I’ll think one of the biggest differences between this record and my other LPs is my approach to guitar playing. In the last few years, I’ve gotten back into embracing guitar playing, and returning to the stuff I was learning back when I studied jazz guitar in my late teens and early twenties. I also was drawing influence from various players I look up to, from Adrian Belew’s extended technique and use of a midi pickup, to Robert Fripp’s disciplined playing, to the combination of crazy guitar work and tape experiments found on Steve Vai’s early recordings like Flex-Able.
Vai is one of my absolute favorites and I love hearing hia influence turn up in indie rock. How did you get into him and what keeps him cool in your eyes?
I think a lot of people reject Steve Vai because they tend to associate him with a variety of self-indulgent rock guitar performance that is really unfashionable at the moment. But, first of all, as a guitar player I’m in awe of the way he plays, but furthermore I really appreciate the range of his style as a producer. I’m thinking in particular about the weirdness evident in his work with David Lee Roth (on the album “Skyscraper,” particular the titular song) or his early recordings like Flex-Able, not to mention his history with Frank Zappa.
One thing I always, always wanted to know, as a longtime resident of Ringwood, NJ, was how the indie rock scene in Ridgewood came to be. I mean, I remember going to Ridgewood in the late 00s around the time when you and Ducktails and Real Estate were really taking flight, most likely to have breakfast at the Pancake House or get cupcakes for my then-girlfriend/now-wife at the sorely missed Crumbs on the main drag. But I always looked around that town and that main strip and saw how devoid it was of any kind of youth based center back then. Was there places where kids congregated in town and where you guys could play local shows? Where was the youth movement in North Jersey lol?
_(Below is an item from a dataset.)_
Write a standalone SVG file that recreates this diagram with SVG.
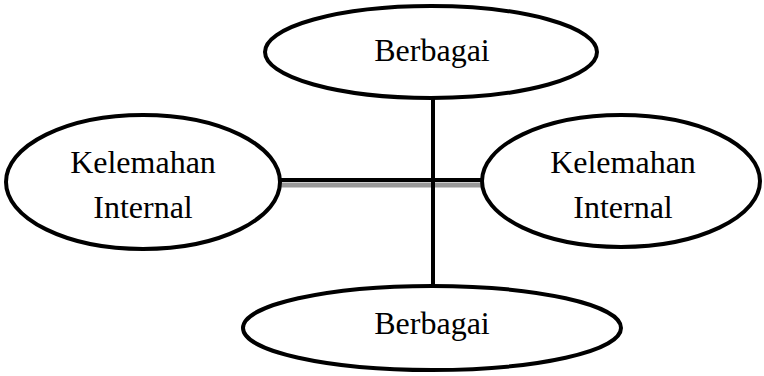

I don’t think the community that formed around playing music when I was living there (now more than 15 years ago) really centered on any physical space. There wasn’t a club, for example, that regularly hosted shows. We sort of played wherever we could, including friends’ basements, Elks Lodges, etc. I think the things that nurtured musical performance in the town included things like excellent music education in the public schools, as well as high school faculty that got involved in setting up open mic night events and stuff like that.
With that said, what’s life like out in Madison, WI in comparison? How’s the living out there as someone who grew up in a place like North Jerz?
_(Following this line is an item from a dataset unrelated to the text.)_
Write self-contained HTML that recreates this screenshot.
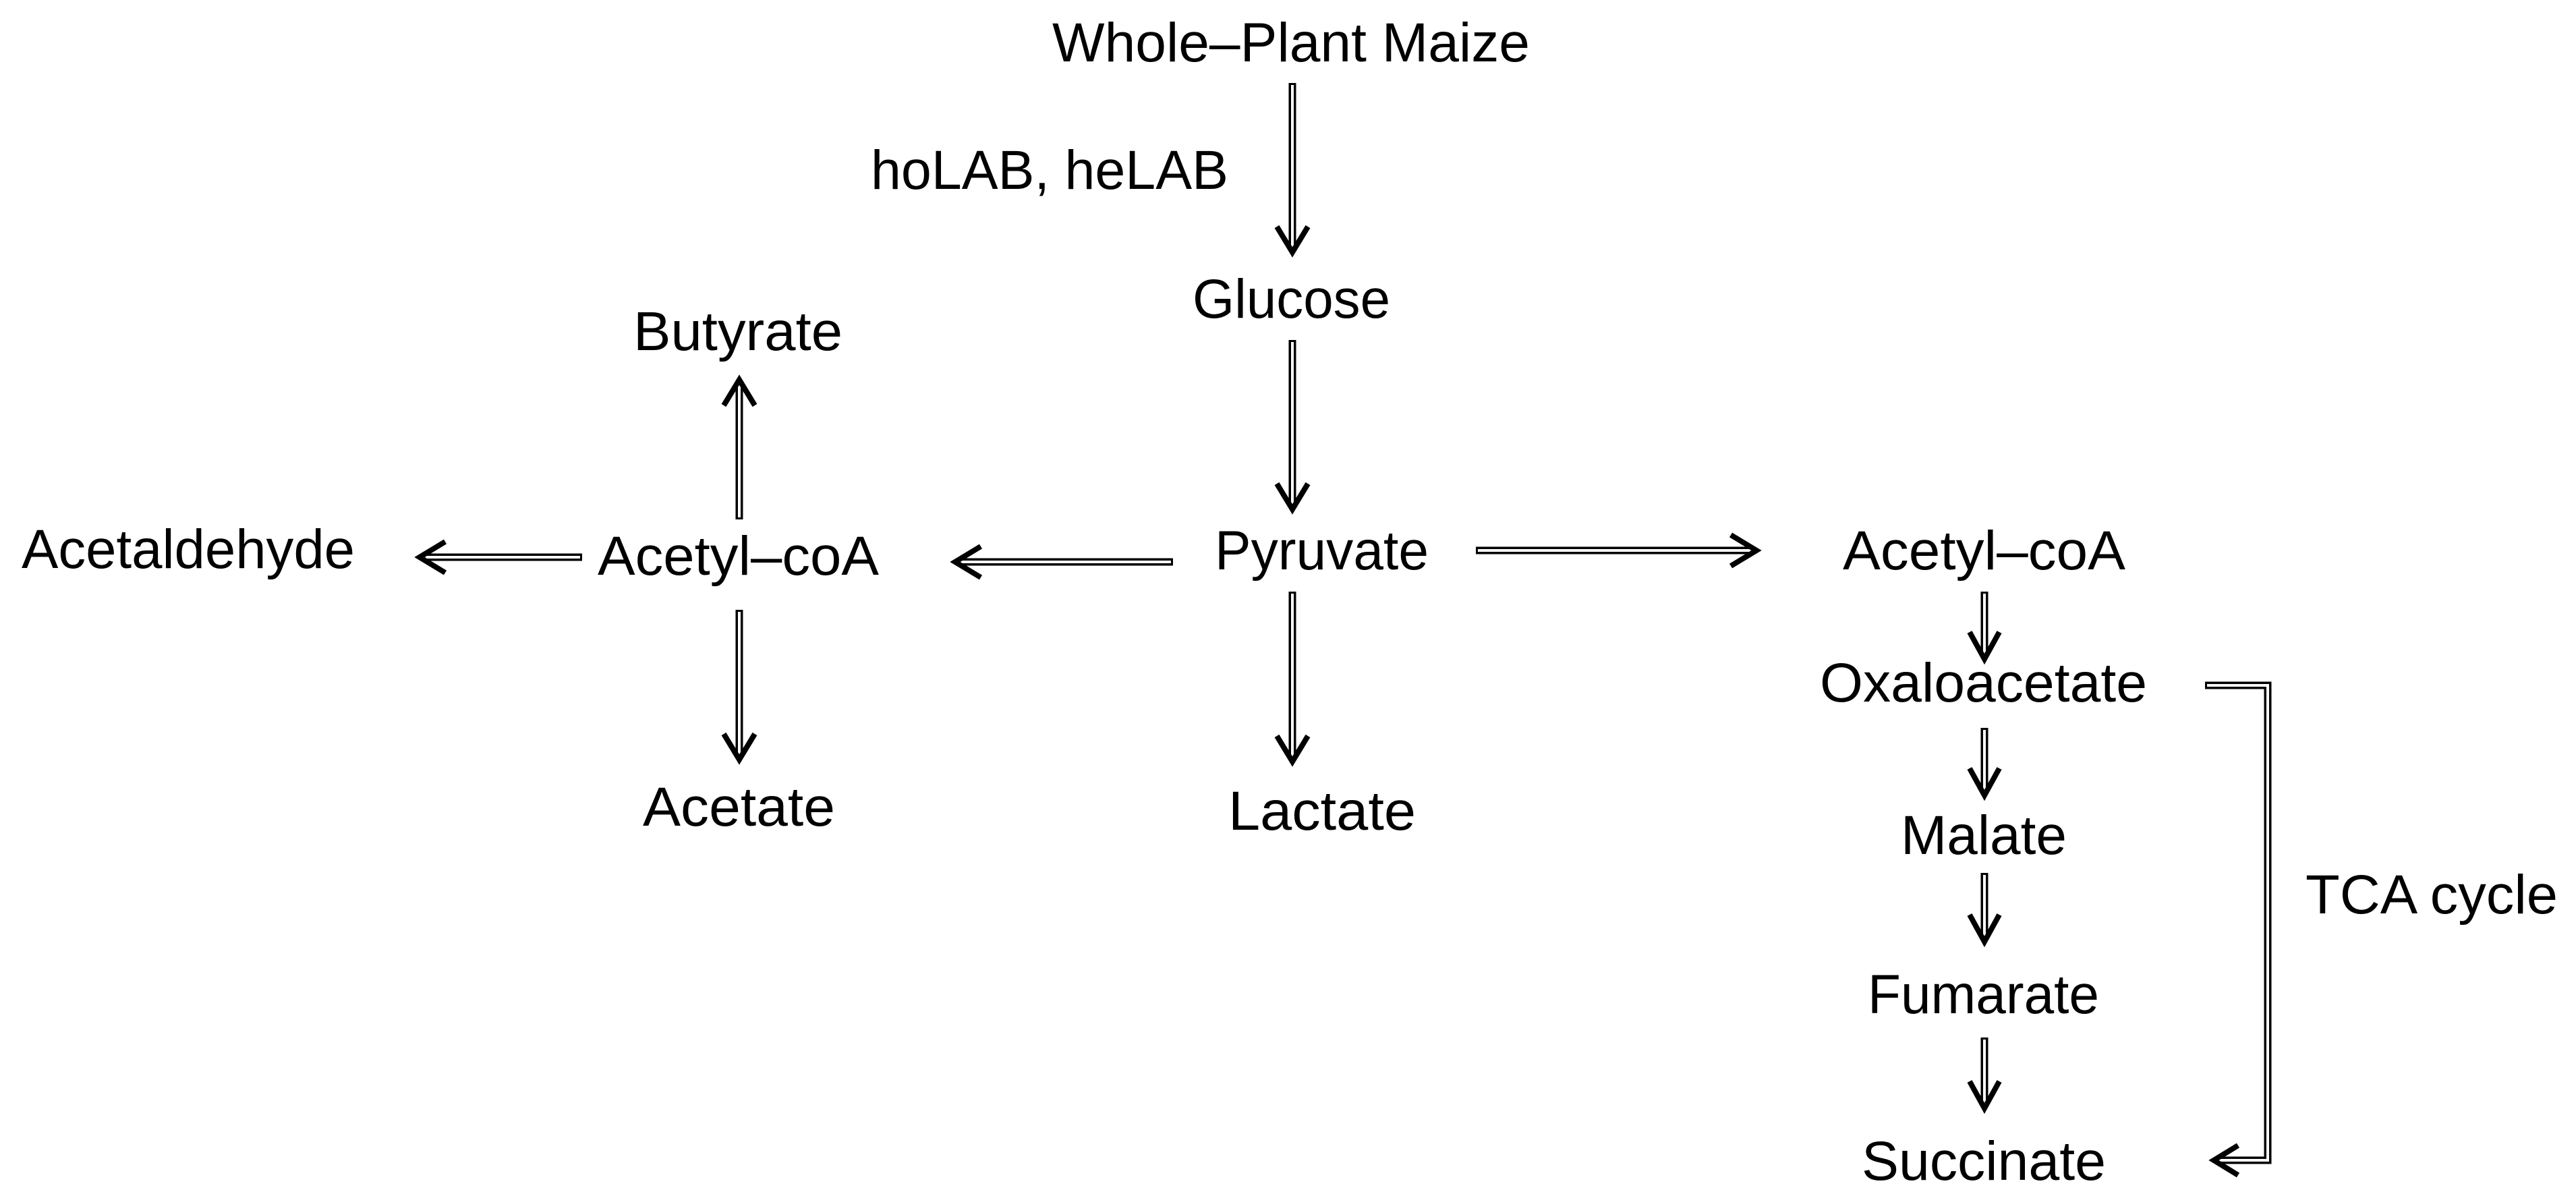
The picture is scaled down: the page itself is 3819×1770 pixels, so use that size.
<!DOCTYPE html>
<html><head><meta charset="utf-8">
<style>
html,body{margin:0;padding:0;background:#fff;}
svg{display:block;}
text{font-family:"Liberation Sans",sans-serif;font-size:82px;fill:#000;}
</style></head>
<body>
<svg width="3819" height="1770" viewBox="0 0 3819 1770" xmlns="http://www.w3.org/2000/svg">
<rect width="3819" height="1770" fill="#fff"/>
<g>
<text x="1560" y="91" textLength="708" lengthAdjust="spacingAndGlyphs">Whole–Plant Maize</text>
<text x="1291" y="280" textLength="530" lengthAdjust="spacingAndGlyphs">hoLAB, heLAB</text>
<text x="1768" y="471" textLength="293" lengthAdjust="spacingAndGlyphs">Glucose</text>
<text x="1801" y="844" textLength="317" lengthAdjust="spacingAndGlyphs">Pyruvate</text>
<text x="1821" y="1230" textLength="278" lengthAdjust="spacingAndGlyphs">Lactate</text>
<text x="939" y="519" textLength="310" lengthAdjust="spacingAndGlyphs">Butyrate</text>
<text x="32" y="842" textLength="494" lengthAdjust="spacingAndGlyphs">Acetaldehyde</text>
<text x="886" y="852" textLength="417" lengthAdjust="spacingAndGlyphs">Acetyl–coA</text>
<text x="953" y="1224" textLength="285" lengthAdjust="spacingAndGlyphs">Acetate</text>
<text x="2732" y="844" textLength="419" lengthAdjust="spacingAndGlyphs">Acetyl–coA</text>
<text x="2698" y="1040" textLength="485" lengthAdjust="spacingAndGlyphs">Oxaloacetate</text>
<text x="2818" y="1266" textLength="246" lengthAdjust="spacingAndGlyphs">Malate</text>
<text x="2769" y="1502" textLength="343" lengthAdjust="spacingAndGlyphs">Fumarate</text>
<text x="2760" y="1749" textLength="362" lengthAdjust="spacingAndGlyphs">Succinate</text>
<text x="3418" y="1354" textLength="374" lengthAdjust="spacingAndGlyphs">TCA cycle</text>
</g>
<g fill="none" stroke-linejoin="miter" stroke-linecap="butt">
<!-- vertical down arrows -->
<g id="arrows">
<!-- 1 -->
<line x1="1916" y1="123" x2="1916" y2="368" stroke="#000" stroke-width="11"/>
<line x1="1916" y1="126" x2="1916" y2="368" stroke="#fff" stroke-width="4"/>
<polyline points="1893,336 1916,374 1939,336" stroke="#000" stroke-width="8"/>
<!-- 2 -->
<line x1="1916" y1="504" x2="1916" y2="750" stroke="#000" stroke-width="11"/>
<line x1="1916" y1="507" x2="1916" y2="750" stroke="#fff" stroke-width="4"/>
<polyline points="1893,717 1916,755 1939,717" stroke="#000" stroke-width="8"/>
<!-- 3 -->
<line x1="1916" y1="877" x2="1916" y2="1124" stroke="#000" stroke-width="11"/>
<line x1="1916" y1="880" x2="1916" y2="1124" stroke="#fff" stroke-width="4"/>
<polyline points="1893,1091 1916,1129 1939,1091" stroke="#000" stroke-width="8"/>
<!-- 8 acetyl down -->
<line x1="1096" y1="904" x2="1096" y2="1121" stroke="#000" stroke-width="11"/>
<line x1="1096" y1="907" x2="1096" y2="1121" stroke="#fff" stroke-width="4"/>
<polyline points="1073,1088 1096,1126 1119,1088" stroke="#000" stroke-width="8"/>
<!-- 7 acetyl up -->
<line x1="1096" y1="770" x2="1096" y2="568" stroke="#000" stroke-width="11"/>
<line x1="1096" y1="767" x2="1096" y2="568" stroke="#fff" stroke-width="4"/>
<polyline points="1073,601 1096,563 1119,601" stroke="#000" stroke-width="8"/>
<!-- 4 right -->
<line x1="2188" y1="816" x2="2598" y2="816" stroke="#000" stroke-width="11"/>
<line x1="2191" y1="816" x2="2598" y2="816" stroke="#fff" stroke-width="4"/>
<polyline points="2566,793 2604,816 2566,839" stroke="#000" stroke-width="8"/>
<!-- 5 left from pyruvate -->
<line x1="1739" y1="833" x2="1422" y2="833" stroke="#000" stroke-width="11"/>
<line x1="1736" y1="833" x2="1422" y2="833" stroke="#fff" stroke-width="4"/>
<polyline points="1454,810 1416,833 1454,856" stroke="#000" stroke-width="8"/>
<!-- 6 left to acetaldehyde -->
<line x1="863" y1="826" x2="628" y2="826" stroke="#000" stroke-width="11"/>
<line x1="860" y1="826" x2="628" y2="826" stroke="#fff" stroke-width="4"/>
<polyline points="660,803 622,826 660,849" stroke="#000" stroke-width="8"/>
<!-- right column -->
<line x1="2942" y1="877" x2="2942" y2="972" stroke="#000" stroke-width="11"/>
<line x1="2942" y1="880" x2="2942" y2="972" stroke="#fff" stroke-width="4"/>
<polyline points="2920,937 2942,977 2964,937" stroke="#000" stroke-width="8"/>
<line x1="2942" y1="1079" x2="2942" y2="1174" stroke="#000" stroke-width="11"/>
<line x1="2942" y1="1082" x2="2942" y2="1174" stroke="#fff" stroke-width="4"/>
<polyline points="2920,1139 2942,1179 2964,1139" stroke="#000" stroke-width="8"/>
<line x1="2942" y1="1294" x2="2942" y2="1391" stroke="#000" stroke-width="11"/>
<line x1="2942" y1="1297" x2="2942" y2="1391" stroke="#fff" stroke-width="4"/>
<polyline points="2920,1356 2942,1396 2964,1356" stroke="#000" stroke-width="8"/>
<line x1="2942" y1="1538" x2="2942" y2="1638" stroke="#000" stroke-width="11"/>
<line x1="2942" y1="1541" x2="2942" y2="1638" stroke="#fff" stroke-width="4"/>
<polyline points="2920,1603 2942,1643 2964,1603" stroke="#000" stroke-width="8"/>
<!-- TCA bracket -->
<polyline points="3269,1016 3362,1016 3362,1720 3288,1720" stroke="#000" stroke-width="11"/>
<polyline points="3272,1016 3362,1016 3362,1720 3288,1720" stroke="#fff" stroke-width="4"/>
<polyline points="3318,1698 3282,1720 3318,1742" stroke="#000" stroke-width="8"/>
</g>
</g>
</svg>
</body></html>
Madison is a very different place, of course. I love living here. I’ve been here just over ten years now, and at any given point I’ve found that there are exciting things happening in the local music community. One example at the moment is a new(ish) all-ages performing arts space called Communication.
What’s it like teaching this generation of great kids anthropology for you? Also, have you seen your Rate My Professor score? Congrats!
Haha, it looks like that score is based only on one review!! Just one more and it could really get screwed up. Teaching isn’t necessarily a constant part of my day to day or year to year, but it’s something I’ve done from time to time along the course of my PhD work. It can be really difficult but also really rewarding, and as you point out it can sometimes be really inspiring to meet smart and driven people of a younger generation.
How has everything been as the new guy in Real Estate? Personally speaking, I was very excited about the news when it broke. It’s like when Steve Vai joined Whitesnake in ’89, only cooler!
It’s been great! Working with my four bandmates is a real honor, and I feel like I’ve gained a lot from the experience so far as a musician and performer. I’m looking forward to finishing up our new record and releasing it (hopefully kind of soon).